Du "lait équitable" à Vouvry: la brique payée 1 franc au producteur devient aussi valaisanne
Le lait labellisé «équitable» sera désormais aussi valaisan.
Le lait labellisé «équitable» sera désormais aussi valaisan. La famille Bonjean à Vouvry entre dans cette coopérative qui rémunère les producteurs 1 franc le litre. Démarré en septembre dernier, le concept cartonne: les producteurs ont vendu plus de cinq fois plus de volume qu'espéré.
Nous sommes à Vouvry, à quelques pas du Rhône. Ici, les terres sont plutôt humides, bonnes pour produire de l'herbe: de l'herbe pour nourrir des vaches laitières par exemple. Derrière leur ordinateur, père et fils Bonjean vérifient les données de l'exploitation. On peut ainsi suivre la production de lait de Gothard, Jimena ou Kali. Romain connait le nom de toutes ses vaches par cœur. «Presque toutes», rectifie-t-il. Au détour d’un conversation, il avoue ne pas se sentir très bien lorsque l'une d'elle doit partir à l'abattoir parce que trop vieille ou plus assez productive. Il préfère laisser son père s’en occuper.
«C’est un geste militant»
Sur une année, il produit 600'000 litres de lait. Pour l'instant, seuls 20'000 litres partent pour la coopérative. Ça lui fait un revenu de 7'000 francs, mais lui n’a pas choisi de participer au projet pour des raisons financières. «C’est surtout un geste militant, revendique le fils du président de la Fédération laitière valaisanne. Lorsqu’on nous a approché, j’ai vu cela comme une opportunité de promouvoir l’agriculture suisse en général.»
Romain Bonjean n'est pas un adepte de permaculture et son lait n'est pas étiquetté bio. Mais il a à cœur de remplir les exigences du label «Lait équitable». «Il y a quelques règles à suivre. Par exemple les vaches doivent pouvoir sortir régulièrement en plain air. Elles ne doivent pas non plus être attachées. Il faut également respecter les PER, c’est à dire les prestations écologiques requises: des normes pour les phythosanitaires par exemple.» Des critères peu contraignants, selon l’agriculteur, puisqu’il s’agit de réglementations fédérales qu’il met déjà en application dans son quotidien.
«Il y avait urgence»
Le programme de «Lait équitable» n’est pourtant pas uniquement présent sur notre territoire. Le concept existe aussi au Luxembourg, en France, en Belgique, en Autriche, en Allemagne, en Italie. En Suisse, c'est pour faire suite aux grèves du lait de 2009 que le concept est né. Comme ces manifestations n'avaient pas changé la condition des producteurs et productrices et que les prix avaient toujours tendance à tirer vers le bas, «il y avait urgence», selon Anne Chenevard, agricultrice à Corcelles-le-Jorat et Présidente de la coopérative. En trois mois, c’était près de 200’000 litres qui ont été écoulé, soit le volume de vente attendu pour une année.

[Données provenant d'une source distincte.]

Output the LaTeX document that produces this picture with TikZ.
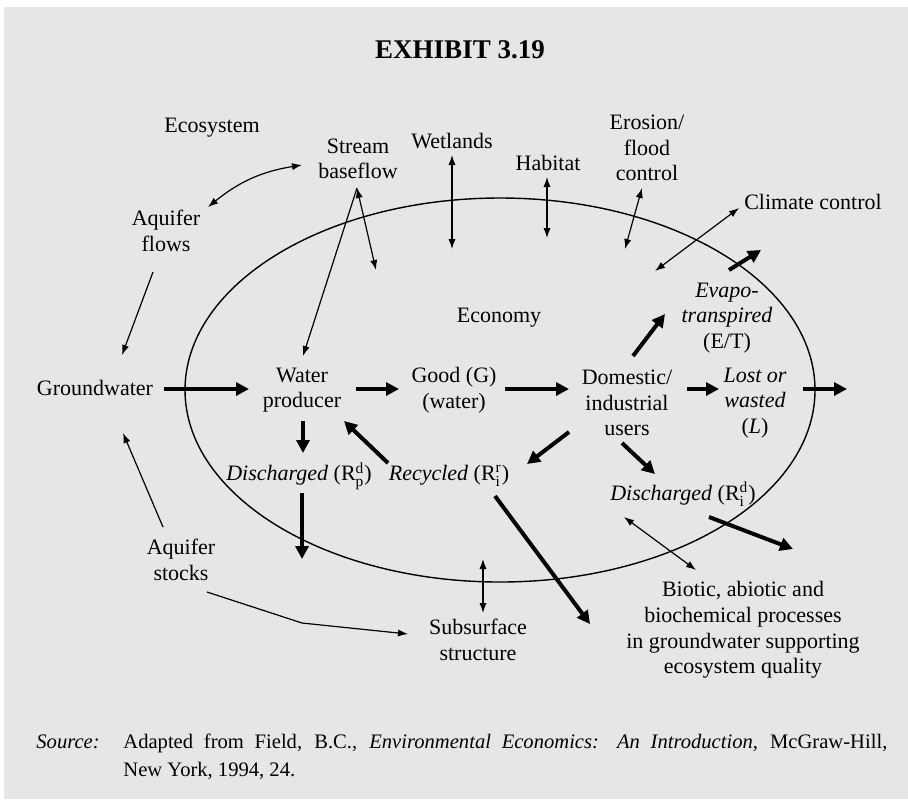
\documentclass[tikz,border=0pt]{standalone}
\usepackage{fontspec}
\setmainfont{Liberation Serif}
\usetikzlibrary{arrows.meta}
\definecolor{bgc}{RGB}{230,230,230}
\newcommand{\RSS}[2]{R$^{\mathrm{#1}}_{\mathrm{#2}}$}
\begin{document}
\begin{tikzpicture}[x=0.5pt,y=-0.5pt,
  lbl/.style={font=\fontsize{11}{12.8}\selectfont, align=center, inner sep=0pt},
  thinarr/.style={line width=0.6pt, -{Latex[length=5pt,width=3.6pt]}},
  botharr/.style={line width=0.6pt, {Latex[length=5pt,width=3.6pt]}-{Latex[length=5pt,width=3.6pt]}},
  thickarr/.style={line width=2pt, -{Triangle[length=6.5pt,width=6.5pt]}},
  pt/.style={inner sep=0pt, outer sep=0pt}
]
\useasboundingbox (0,0) rectangle (908,799);
\fill[white] (0,0) rectangle (908,799);
\fill[bgc] (4,7) rectangle (908,799);

% title
\node[anchor=base, inner sep=0pt, font=\fontsize{13.5}{16}\selectfont\bfseries] (title) at (460,58) {EXHIBIT 3.19};

% ellipse
\draw[line width=0.7pt] (500,390) ellipse [x radius=157.5pt, y radius=96pt];

% labels
\node[lbl] (eco) at (212,128) {Ecosystem};
\node[lbl] (stream) at (358,159) {Stream\\baseflow};
\node[lbl] (wet) at (452,141) {Wetlands};
\node[lbl] (hab) at (548,163) {Habitat};
\node[lbl] (ero) at (647,148) {Erosion/\\flood\\control};
\node[lbl] (clim) at (813,202) {Climate control};
\node[lbl] (aqf) at (166,231) {Aquifer\\flows};
\node[lbl] (gw) at (95,388) {Groundwater};
\node[lbl] (prod) at (302,390) {Water\\producer};
\node[lbl] (good) at (454,390) {Good (G)\\(water)};
\node[lbl] (econ) at (499,318) {Economy};
\node[lbl] (evap) at (727,318) {\itshape Evapo-\\\itshape transpired\\(E/T)};
\node[lbl] (dom) at (627,403) {Domestic/\\industrial\\users};
\node[lbl] (lost) at (755,403) {\itshape Lost or\\\itshape wasted\\(\textit{L})};
\node[lbl] (dischp) at (299,476) {\textit{Discharged} (\RSS{d}{p})};
\node[lbl] (recyc) at (449,476) {\textit{Recycled} (\RSS{r}{i})};
\node[lbl] (dischi) at (683,494) {\textit{Discharged} (\RSS{d}{i})};
\node[lbl] (aqs) at (181,560) {Aquifer\\stocks};
\node[lbl] (sub) at (478,640) {Subsurface\\structure};
\node[lbl] (bio) at (743,630) {Biotic, abiotic and\\biochemical processes\\in groundwater supporting\\ecosystem quality};

% caption
\node[anchor=base west, inner sep=0pt, font=\fontsize{10.3}{14}\selectfont\itshape] (srclab) at (36,748) {Source:};
\node[anchor=base west, inner sep=0pt, font=\fontsize{10.3}{14}\selectfont] (src1) at (123,748) {\makebox[382pt][s]{Adapted from Field, B.C., \textit{Environmental Economics: An Introduction,} McGraw-Hill,}};
\node[anchor=base west, inner sep=0pt, font=\fontsize{10.3}{14}\selectfont] (src2) at (123,776) {New York, 1994, 24.};

% coordinates for connector ends
\coordinate (t1a) at (208,207); \coordinate (t1b) at (302,165);
\coordinate (t2a) at (153,272); \coordinate (t2b) at (122,355);
\coordinate (t3a) at (357,188); \coordinate (t3b) at (376,270);
\coordinate (t4b) at (303,356);
\coordinate (t5a) at (452,155); \coordinate (t5b) at (452,249);
\coordinate (t6a) at (547,177); \coordinate (t6b) at (547,238);
\coordinate (t7a) at (642,188); \coordinate (t7b) at (625,249);
\coordinate (t8a) at (739,208); \coordinate (t8b) at (655,271);
\coordinate (t9a) at (163,527); \coordinate (t9b) at (123,433);
\coordinate (t10a) at (207,592); \coordinate (t10m) at (302,623); \coordinate (t10b) at (408,634);
\coordinate (t11a) at (483,559); \coordinate (t11b) at (483,613);
\coordinate (t12a) at (624,517); \coordinate (t12b) at (696,570);

\coordinate (ka1) at (164,389); \coordinate (ka2) at (249,389);
\coordinate (kb1) at (356,389); \coordinate (kb2) at (399,389);
\coordinate (kc1) at (505,389); \coordinate (kc2) at (569,389);
\coordinate (kd1) at (687,389); \coordinate (kd2) at (719,389);
\coordinate (ke1) at (803,389); \coordinate (ke2) at (847,389);
\coordinate (kf1) at (633,356); \coordinate (kf2) at (665,314);
\coordinate (kg1) at (729,270); \coordinate (kg2) at (761,250);
\coordinate (kh1) at (569,432); \coordinate (kh2) at (527,464);
\coordinate (ki1) at (622,443); \coordinate (ki2) at (655,474);
\coordinate (kj1) at (303,421); \coordinate (kj2) at (303,453);
\coordinate (kk1) at (388,463); \coordinate (kk2) at (344,421);
\coordinate (kl1) at (302,493); \coordinate (kl2) at (302,559);
\coordinate (km1) at (495,496); \coordinate (km2) at (590,624);
\coordinate (kn1) at (709,517); \coordinate (kn2) at (793,549);

% thin arrows
\draw[botharr] (t1a) to[bend left=15] (t1b);
\draw[thinarr] (t2a) -- (t2b);
\draw[botharr] (t3a) -- (t3b);
\draw[thinarr] (t3a) -- (t4b);
\draw[botharr] (t5a) -- (t5b);
\draw[botharr] (t6a) -- (t6b);
\draw[botharr] (t7a) -- (t7b);
\draw[botharr] (t8a) -- (t8b);
\draw[thinarr] (t9a) -- (t9b);
\draw[thinarr] (t10a) -- (t10m) -- (t10b);
\draw[botharr] (t11a) -- (t11b);
\draw[botharr] (t12a) -- (t12b);

% thick arrows
\draw[thickarr] (ka1) -- (ka2);
\draw[thickarr] (kb1) -- (kb2);
\draw[thickarr] (kc1) -- (kc2);
\draw[thickarr] (kd1) -- (kd2);
\draw[thickarr] (ke1) -- (ke2);
\draw[thickarr] (kf1) -- (kf2);
\draw[thickarr] (kg1) -- (kg2);
\draw[thickarr] (kh1) -- (kh2);
\draw[thickarr] (ki1) -- (ki2);
\draw[thickarr] (kj1) -- (kj2);
\draw[thickarr] (kk1) -- (kk2);
\draw[thickarr] (kl1) -- (kl2);
\draw[thickarr] (km1) -- (km2);
\draw[thickarr] (kn1) -- (kn2);
\end{tikzpicture}
\end{document}
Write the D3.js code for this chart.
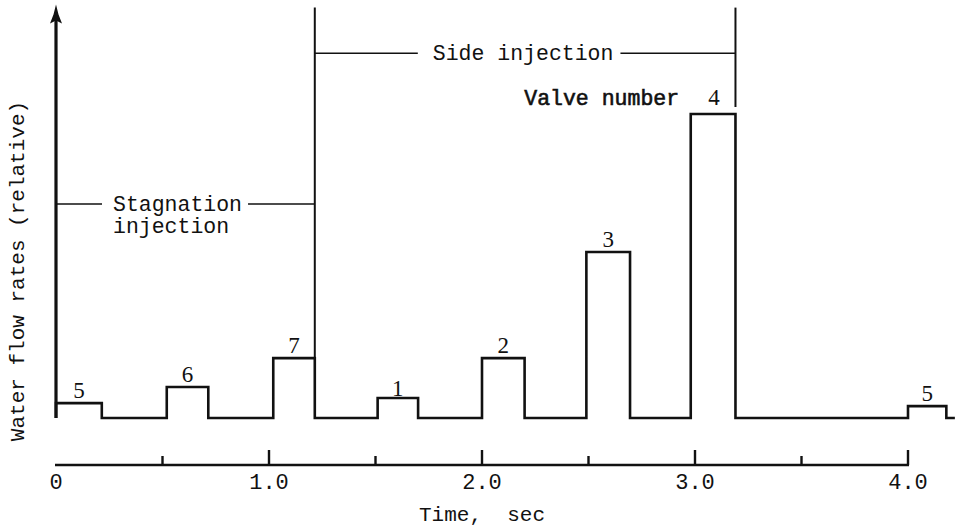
<!DOCTYPE html>
<html>
<head>
<meta charset="utf-8">
<script src="https://cdn.jsdelivr.net/npm/d3@7"></script>
<style>
  html, body { margin: 0; padding: 0; background: #fff; }
  svg { display: block; }
  text { fill: #111; }
</style>
</head>
<body>
<svg id="chart" width="959" height="530"></svg>
<script>
// ---- data ----
const valves     = ["5", "6", "7", "1", "2", "3", "4", "5"];
const pulseStart = [0, 0.52, 1.02, 1.51, 2.0, 2.49, 2.98, 4.0];
const pulseEnd   = [0.215, 0.715, 1.215, 1.70, 2.20, 2.695, 3.19, 4.18];
const pulseValue = [4.9, 10.2, 19.7, 6.6, 19.7, 54.6, 100, 3.9];
const majorTicks = [0, 1, 2, 3, 4];
const majorTickLabels = ["0", "1.0", "2.0", "3.0", "4.0"];
const minorTicks = [0.5, 1.5, 2.5, 3.5];
const timeEnd = 4.22;           // trace continues to right edge
const bracketTop = 135;         // top of annotation verticals (relative units)
const stagLevel = 70.4;         // level of "Stagnation injection" bracket
const sideLevel = 120;          // level of "Side injection" bracket
const yMax = 136;

// ---- layout ----
const svg = d3.select("#chart");
const x = d3.scaleLinear().domain([0, 4]).range([56, 908]);
const y = d3.scaleLinear().domain([0, 100]).range([418, 114]);
const axisY = 465;
const mono = "'Liberation Mono', 'DejaVu Sans Mono', monospace";
const serif = "'Liberation Serif', 'DejaVu Serif', serif";

// ---- step trace ----
const pts = [];
pts.push([0, 0]);
valves.forEach((v, i) => {
  pts.push([pulseStart[i], 0]);
  pts.push([pulseStart[i], pulseValue[i]]);
  pts.push([pulseEnd[i], pulseValue[i]]);
  pts.push([pulseEnd[i], 0]);
});
pts.push([timeEnd, 0]);
const line = d3.line().x(d => x(d[0])).y(d => y(d[1]));
svg.append("path")
  .attr("d", line(pts))
  .attr("fill", "none")
  .attr("stroke", "#111")
  .attr("stroke-width", 2.6)
  .attr("stroke-linejoin", "miter");

// ---- pulse labels ----
svg.selectAll("text.vlabel")
  .data(valves)
  .enter().append("text")
  .attr("class", "vlabel")
  .attr("x", (d, i) => x((pulseStart[i] + pulseEnd[i]) / 2) + (i === 6 ? 1 : 0))
  .attr("y", (d, i) => y(pulseValue[i]) - (i === 6 ? 9 : (i === 3 ? 2 : 5)))
  .attr("text-anchor", "middle")
  .attr("font-family", serif)
  .attr("font-size", 23)
  .text(d => d);

// "Valve number" caption next to the tallest pulse's label
svg.append("text")
  .attr("x", x((pulseStart[6] + pulseEnd[6]) / 2) - 34)
  .attr("y", y(pulseValue[6]) - 9)
  .attr("text-anchor", "end")
  .attr("font-family", mono)
  .attr("font-size", 21.5)
  .attr("stroke", "#111")
  .attr("stroke-width", 0.6)
  .text("Valve number");

// ---- Y axis (arrow) ----
svg.append("line")
  .attr("x1", x(0)).attr("x2", x(0))
  .attr("y1", y(0)).attr("y2", y(yMax) + 14)
  .attr("stroke", "#111").attr("stroke-width", 3.2);
const ax = x(0), ayTip = y(yMax);
svg.append("path")
  .attr("d", `M${ax},${ayTip} L${ax + 2.5},${ayTip + 10} L${ax + 6},${ayTip + 19} L${ax},${ayTip + 16} L${ax - 6},${ayTip + 19} L${ax - 2.5},${ayTip + 10} Z`)
  .attr("fill", "#111");

svg.append("text")
  .attr("transform", `translate(24, ${271}) rotate(-90)`)
  .attr("text-anchor", "middle")
  .attr("font-family", mono)
  .attr("font-size", 21)
  .text("Water flow rates (relative)");

// ---- X axis ----
svg.append("line")
  .attr("x1", x(0) - 1).attr("x2", x(4) + 1)
  .attr("y1", axisY).attr("y2", axisY)
  .attr("stroke", "#111").attr("stroke-width", 2.6);
svg.selectAll("line.major")
  .data(majorTicks.filter(d => d > 0))
  .enter().append("line")
  .attr("class", "major")
  .attr("x1", d => x(d)).attr("x2", d => x(d))
  .attr("y1", axisY).attr("y2", axisY - 15)
  .attr("stroke", "#111").attr("stroke-width", 2.4);
svg.selectAll("line.minor")
  .data(minorTicks)
  .enter().append("line")
  .attr("class", "minor")
  .attr("x1", d => x(d)).attr("x2", d => x(d))
  .attr("y1", axisY).attr("y2", axisY - 9)
  .attr("stroke", "#111").attr("stroke-width", 2.4);
svg.selectAll("text.tick")
  .data(majorTicks)
  .enter().append("text")
  .attr("class", "tick")
  .attr("x", d => x(d))
  .attr("y", axisY + 24)
  .attr("text-anchor", "middle")
  .attr("font-family", mono)
  .attr("font-size", 22)
  .text((d, i) => majorTickLabels[i]);

svg.append("text")
  .attr("x", x(2))
  .attr("y", 521)
  .attr("text-anchor", "middle")
  .attr("font-family", mono)
  .attr("font-size", 21)
  .attr("style", "white-space: pre")
  .text("Time,  sec");

// ---- annotation brackets ----
const stagEnd = pulseEnd[2];
const sideEnd = pulseEnd[6];
// verticals
svg.append("line")
  .attr("x1", x(stagEnd)).attr("x2", x(stagEnd))
  .attr("y1", y(bracketTop)).attr("y2", y(pulseValue[2]))
  .attr("stroke", "#111").attr("stroke-width", 2);
svg.append("line")
  .attr("x1", x(sideEnd)).attr("x2", x(sideEnd))
  .attr("y1", y(bracketTop)).attr("y2", y(pulseValue[6]) - 7)
  .attr("stroke", "#111").attr("stroke-width", 2);

function bracket(x0, x1, level, lines, startX, padL, padR) {
  const g = svg.append("g");
  const texts = lines.map((s, k) => g.append("text")
    .attr("x", startX)
    .attr("y", y(level) + 7 + k * 22)
    .attr("font-family", mono)
    .attr("font-size", 21.5)
    .text(s));
  const w = texts[0].node().getComputedTextLength();
  g.append("line").attr("x1", x0).attr("x2", startX - padL)
    .attr("y1", y(level)).attr("y2", y(level))
    .attr("stroke", "#111").attr("stroke-width", 1.6);
  g.append("line").attr("x1", startX + w + padR).attr("x2", x1)
    .attr("y1", y(level)).attr("y2", y(level))
    .attr("stroke", "#111").attr("stroke-width", 1.6);
}
// Stagnation injection bracket
bracket(x(0), x(stagEnd), stagLevel, ["Stagnation", "injection"], x(0) + 57, 11, 6);
// Side injection bracket (centred)
(function () {
  const tmp = svg.append("text").attr("font-family", mono).attr("font-size", 21.5).text("Side injection");
  const w = tmp.node().getComputedTextLength();
  tmp.remove();
  const c = (x(stagEnd) + x(sideEnd)) / 2;
  bracket(x(stagEnd), x(sideEnd), sideLevel, ["Side injection"], c - w / 2 - 2, 15, 7);
})();
</script>
</body>
</html>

La brique équitable est distribuée dans tous les Manor Food et Aligro, mais aussi dans bon nombre de petites épiceries locales. Le lait qu'on trouve sur le canton ne provient pourtant pas uniquement de l'exploitation de Romain Bonjean: c'est impossible, nous explique Anne Chenevard. «Techniquement parlant, nous ne pouvons pas avoir une cuve chez Cremo réservée pour la cooopérative. C’est donc mélangé avec le lait des autres producteurs. Par contre, lorsque qu’un consommateur achète sous le label «équitable», il sait que que quelque part en Suisse, un producteur sera payé correctement pour sa production. C’est un achat solidaire.»
Pour l'instant, la ferme des Bonjean est la seule valaisanne à participer au projet, mais trois autres pourraient bien rejoindre la quarantaine de producteurs de la coopérative d'ici 2021.